For the first code segment (at any base address):

base+0 8E 20 03       LDS  #STACK
base+3 86 01    STACK LDAA #NOP
base+5 36       PUSH  PSHA
base+6 20 FD          BRA  PUSH

The phases are:

  • Executing the code from base+0 up to but not including base+5 (the PSHA). This code sets up the stack pointer and accumulator to perform the work in a loop, and no memory has yet been changed.

  • The loop starts, and this loop only needs addresses base+5, through base+7 inclusive to be preserved. It places NOP into all memory locations from base+3 down to 0000 (base+4 already had a NOP).

  • The stack pointer wraps to ffff and we continue writing NOP bytes down to base+8. At this point, all of memory is NOP except for the PSHA and BRA PUSH instructions.

  • Now it gets a little tricky. The next PSHA replaces the offset of the BRA instruction with NOP which turns it into a BRA 1 instruction. When it executes that instruction, it no longer goes to the PUSH label but instead jumps a forward a little into the memory that contains all NOP instructions.

  • It will continue executing each instruction, wrapping from ffff to 0000 and then executing the NOPs before base+5.

  • Executing the PSHA at base+5 will then replace the first byte (opcode) of the BRA instruction with NOP and it will then start executing the NOPs again (the entire BRA PUSH is now two NOP instructions).

  • It will once again go through all of the NOP memory, wrapping at ffff, until it once again reaches the PSHA. That instruction is the final nail in the coffin as all memory is now filled with NOP instructions. It will happily execute those instructions (wrapping and wrapping) until the heat death of the universe, assuming the CPU and power supply last that long.

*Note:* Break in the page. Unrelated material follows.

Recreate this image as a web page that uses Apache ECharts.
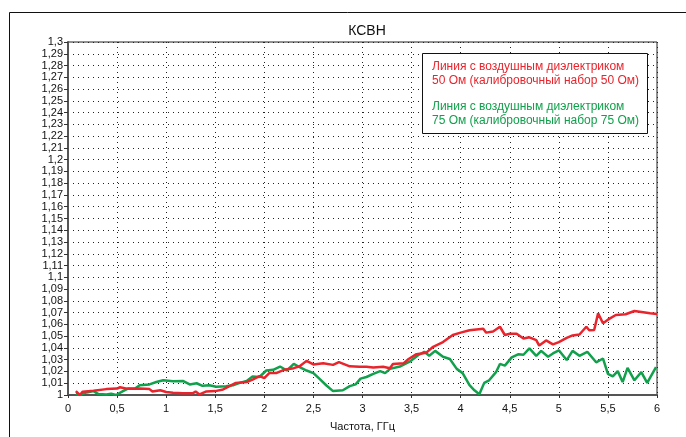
<!DOCTYPE html>
<html>
<head>
<meta charset="utf-8">
<script src="https://cdn.jsdelivr.net/npm/echarts@6/dist/echarts.min.js"></script>
<style>
  html, body { margin: 0; padding: 0; background: #fff; }
  #chart { width: 686px; height: 437px; }
</style>
</head>
<body>
<div id="chart"></div>
<script>
// частота, ГГц и КСВН для линии 50 Ом
const redX = [0.08,0.12,0.15,0.26,0.39,0.5,0.53,0.6,0.73,0.83,0.86,0.94,1.0,1.07,1.17,1.27,1.3,1.34,1.41,1.5,1.58,1.65,1.71,1.82,1.88,1.95,2.0,2.05,2.12,2.2,2.3,2.36,2.43,2.5,2.6,2.7,2.76,2.87,2.97,3.04,3.11,3.21,3.28,3.31,3.42,3.47,3.55,3.65,3.72,3.82,3.92,4.0,4.09,4.23,4.26,4.33,4.4,4.45,4.5,4.57,4.64,4.7,4.77,4.8,4.87,4.94,5.0,5.08,5.14,5.21,5.28,5.31,5.36,5.4,5.45,5.5,5.58,5.68,5.77,5.86,5.93,6.0];
const redY = [1.0033,1.000,1.0028,1.0036,1.005,1.0055,1.0066,1.0053,1.0055,1.005,1.003,1.004,1.0025,1.002,1.0014,1.0014,1.003,1.0005,1.003,1.0033,1.0047,1.0078,1.0103,1.011,1.013,1.016,1.0144,1.0186,1.0186,1.0214,1.0228,1.0244,1.029,1.026,1.027,1.0256,1.028,1.0244,1.024,1.024,1.0233,1.024,1.0228,1.0264,1.027,1.0306,1.0347,1.036,1.041,1.045,1.051,1.053,1.055,1.0564,1.053,1.054,1.058,1.051,1.052,1.052,1.048,1.049,1.0467,1.042,1.0464,1.043,1.045,1.0486,1.0506,1.0514,1.058,1.055,1.0553,1.0694,1.061,1.064,1.068,1.0686,1.0714,1.0703,1.0694,1.0689];

// частота, ГГц и КСВН для линии 75 Ом
const greenX = [0.08,0.12,0.19,0.26,0.31,0.39,0.44,0.49,0.56,0.61,0.68,0.73,0.83,0.9,0.97,1.07,1.17,1.24,1.31,1.37,1.44,1.51,1.61,1.68,1.75,1.82,1.88,1.95,2.02,2.09,2.16,2.23,2.3,2.36,2.43,2.5,2.56,2.63,2.7,2.8,2.87,2.93,2.98,3.04,3.11,3.18,3.23,3.28,3.38,3.48,3.57,3.63,3.68,3.74,3.82,3.89,3.96,4.02,4.09,4.14,4.19,4.24,4.29,4.36,4.4,4.45,4.52,4.59,4.64,4.7,4.77,4.82,4.89,4.94,5.0,5.08,5.14,5.21,5.29,5.38,5.45,5.5,5.55,5.6,5.65,5.7,5.77,5.84,5.9,5.99];
const greenY = [1.0008,1.0,1.0022,1.0033,1.0008,1.0005,1.001,1.0,1.0033,1.0055,1.0053,1.0083,1.009,1.011,1.0125,1.0117,1.012,1.009,1.010,1.0078,1.0083,1.007,1.0075,1.0083,1.0103,1.012,1.0158,1.0153,1.0208,1.0214,1.0242,1.0208,1.0264,1.0236,1.0208,1.0186,1.0139,1.0083,1.0033,1.004,1.0075,1.009,1.0139,1.0153,1.018,1.0203,1.0186,1.0222,1.0242,1.0283,1.034,1.0367,1.0333,1.0375,1.0325,1.0306,1.0222,1.0186,1.0083,1.004,1.0006,1.0103,1.0125,1.0194,1.0264,1.025,1.032,1.0347,1.0342,1.0397,1.0333,1.0375,1.0325,1.0353,1.038,1.0297,1.0375,1.0333,1.0367,1.0278,1.031,1.018,1.0158,1.0203,1.011,1.023,1.0125,1.0194,1.0103,1.0236];

const legendRed = ['Линия с воздушным диэлектриком', '50 Ом (калибровочный набор 50 Ом)'];
const legendGreen = ['Линия с воздушным диэлектриком', '75 Ом (калибровочный набор 75 Ом)'];

const FONT = '"Liberation Sans", Arial, sans-serif';
const RED = '#e8242c';
const GREEN = '#12a04c';

function fmt(v) {
    return String(+v.toFixed(2)).replace('.', ',');
}

const chart = echarts.init(document.getElementById('chart'));
chart.setOption({
    animation: false,
    backgroundColor: '#fff',
    title: {
        text: 'КСВН',
        left: 362, top: 19,
        textAlign: 'center',
        textStyle: { fontFamily: FONT, fontSize: 14, fontWeight: 'normal', color: '#111' }
    },
    grid: {
        left: 68, top: 42, right: 29, bottom: 39,
        show: true, borderColor: '#222', borderWidth: 1
    },
    xAxis: {
        type: 'value', min: 0, max: 6, interval: 0.5,
        name: 'Частота, ГГц', nameLocation: 'middle', nameGap: 26,
        nameTextStyle: { fontFamily: FONT, fontSize: 11, color: '#111' },
        axisLine: { lineStyle: { color: '#555', width: 2 } },
        axisTick: { length: 3, lineStyle: { color: '#333' } },
        axisLabel: { fontFamily: FONT, fontSize: 11, color: '#111', margin: 8, formatter: fmt },
        splitLine: { show: true, lineStyle: { color: '#222', type: [1, 4], width: 1 } }
    },
    yAxis: {
        type: 'value', min: 1, max: 1.3, interval: 0.01,
        axisLine: { show: true, lineStyle: { color: '#555', width: 2 } },
        axisTick: { show: true, length: 4, lineStyle: { color: '#333' } },
        axisLabel: { fontFamily: FONT, fontSize: 11, color: '#111', margin: 5, formatter: fmt },
        splitLine: { show: true, lineStyle: { color: '#222', type: [1, 4], width: 1 } }
    },
    series: [
        {
            name: '50 Ом', type: 'line', showSymbol: false, z: 3,
            lineStyle: { color: RED, width: 2.5 },
            data: redX.map((x, i) => [x, redY[i]])
        },
        {
            name: '75 Ом', type: 'line', showSymbol: false, z: 2,
            lineStyle: { color: GREEN, width: 2.5 },
            data: greenX.map((x, i) => [x, greenY[i]])
        }
    ],
    graphic: [
        // внешняя рамка
        { type: 'line', shape: { x1: 9.5, y1: 12.5, x2: 686, y2: 12.5 }, style: { stroke: '#111', lineWidth: 1 } },
        { type: 'line', shape: { x1: 9.5, y1: 12.5, x2: 9.5, y2: 437 }, style: { stroke: '#111', lineWidth: 1 } },
        // легенда
        { type: 'rect', z: 10, shape: { x: 422.5, y: 53.5, width: 225, height: 80 },
          style: { fill: '#fff', stroke: '#111', lineWidth: 1 } },
        { type: 'text', z: 11, x: 432, y: 60,
          style: { text: legendRed.join('\n'), fill: RED, font: '12px ' + FONT, lineHeight: 14 } },
        { type: 'text', z: 11, x: 432, y: 100,
          style: { text: legendGreen.join('\n'), fill: GREEN, font: '12px ' + FONT, lineHeight: 14 } }
    ]
});
</script>
</body>
</html>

The next one relies heavily on the code location because the return address is important:

FFFB 8E FF FD      LDS #HERE-1
FFFE 8D FE    HERE BSR HERE

In sequence:

  • Execution of the first instruction sets the stack pointer to fffd. Note that the stack pointer in the 6800 is the first free location.

  • The first BSR will push the return address on the stack then jump back to fffe. This return address is the address immediately past the BSR instruction, which is location 0000. This is written to memory locations fffc/fffd.

  • The second execution of that BSR will do exactly the same thing but the 0000 return address is written to fffa/fffb (note that the first of each of these pairs is even).

  • This continues up until the point that 0000/0001 is overwritten by the 0000 return address and the stack pointer becomes ffff.

  • The next BSR execution will push 0000 to memory locations fffe/ffff, effectively filling the last bit of memory with zeros, and overwriting the BSR HERE instruction in the process.

  • Then, as in the first example (assuming as the question states that the invalid 00 opcode is identical to NOP), it will run forever.


The final example is a variation on the second:

FFF7 8E FF FA       LDS #THERE
FFFA CE FF FF THERE LDX #HERE+2
FFFD 8D FE    HERE  BSR HERE

The sequence of events in this example are as follows:

  • It has to first load fffa into the stack and ffff into the X register.
  • The first BSR pushes the return address ffff into memory locations fff9/fffa and adjusts the stack pointer down two to fff8. Like the previous example, fffb/fffc are both already ff.
  • This continues to the point where all memory from 0001 to fffc is set to ff, and the stack pointer is 0000.
  • The next BSR instruction sets memory locations ffff/0000 (because of wrapping) both to ff and sets the stack pointer to fffd.
  • The BSR then executes one last time, pushing ffff to memory locations fffd/fffe, overwriting the BSR instruction. All of memory is now set to ff and the program counter is fffd (the BSR was actioned).

As in both other cases, the code will run then forever, wrapping at the ffff/0000 boundary. Because memory is filled with ff bytes, the instructions executed are:

xxxx FF FF FF      STX $FFFF

This is the extended addressing mode STX which will get the two byte address at address ffff/0000 (which is, of course, ffff). It will then store the X register (which is also ffff) into that address. Hence no memory is changed by this instruction.